Non ultimo va considerato il modo di affrontare temi caldi, come il sesso. Che è sublimato a puro colpo di fulmine, ma che si fa anch’esso astratto, come lo è nelle maschere teatrali, dalle quali è assente qualsiasi riferimento fisico. Non a caso, Wodehouse è maestro dei ruoli, riflesso anche questo della maschera della commedia, e anche con lui diventano “tipi”, astratti e ripetibili: la pettegola, lo snob…. Infine, la sua arte è tangibile proprio nelle singole “scene”, capaci di suscitare il riso, più ancora che nell’economia dell’intero romanzo, dell’intera storia. Sono le scene, capaci di scatenare la risata, nonostante e forse proprio perché la storia, di per sé, è sempre prevedibile, sin dal suo incipit. Il lettore non ha l’ansia di sapere come andrà a finire, ma si lascia condurre dal suo meccanismo fino al termine del romanzo.
Il mondo di Wodehouse è un never-never-land: un paese dell’irrealtà, un mondo che non esiste e che è destituito di ogni plausibilità. Un mondo in cui vigono leggi proprie, avulse dalla storia e immutabili, dove il sesso si edulcora in idilli amorosi e incontri al limite del parossismo e della vis comica.

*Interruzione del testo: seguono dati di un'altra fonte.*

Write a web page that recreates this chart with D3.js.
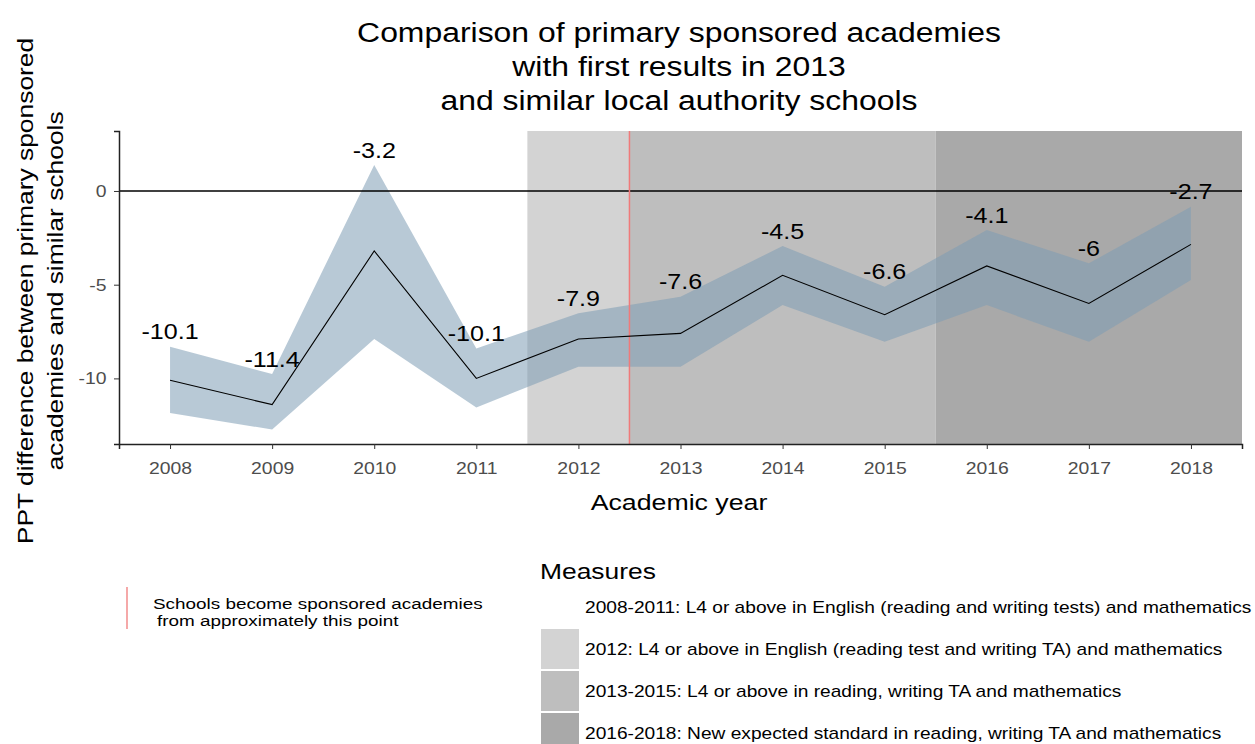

Per nostra fortuna, Orwell che difese Wodehouse da false accuse di collaborazionismo, indicò anche uno dei caratteri fondamentali della sua opera: l’assoluta mancanza, anzi indifferenza, scrisse Orwell, non solo verso la storia, ma verso l’attualità e ciò a prova della mancanza di coscienza politica. Un giudizio che scagionava Wodehouse da qualsiasi bandiera politica e lo relegava nell’olimpo degli umoristi. Un umorista non ha il dovere di tenersi aggiornato, diceva Orwell. Un umorista, aggiungo, che regge non solo la ri-lettura, ma la lettura stessa non lascia l’impressione di uno spreco, perché si configura come un’”esperienza”, anche questo indice di una grandezza che si può dire “classica”.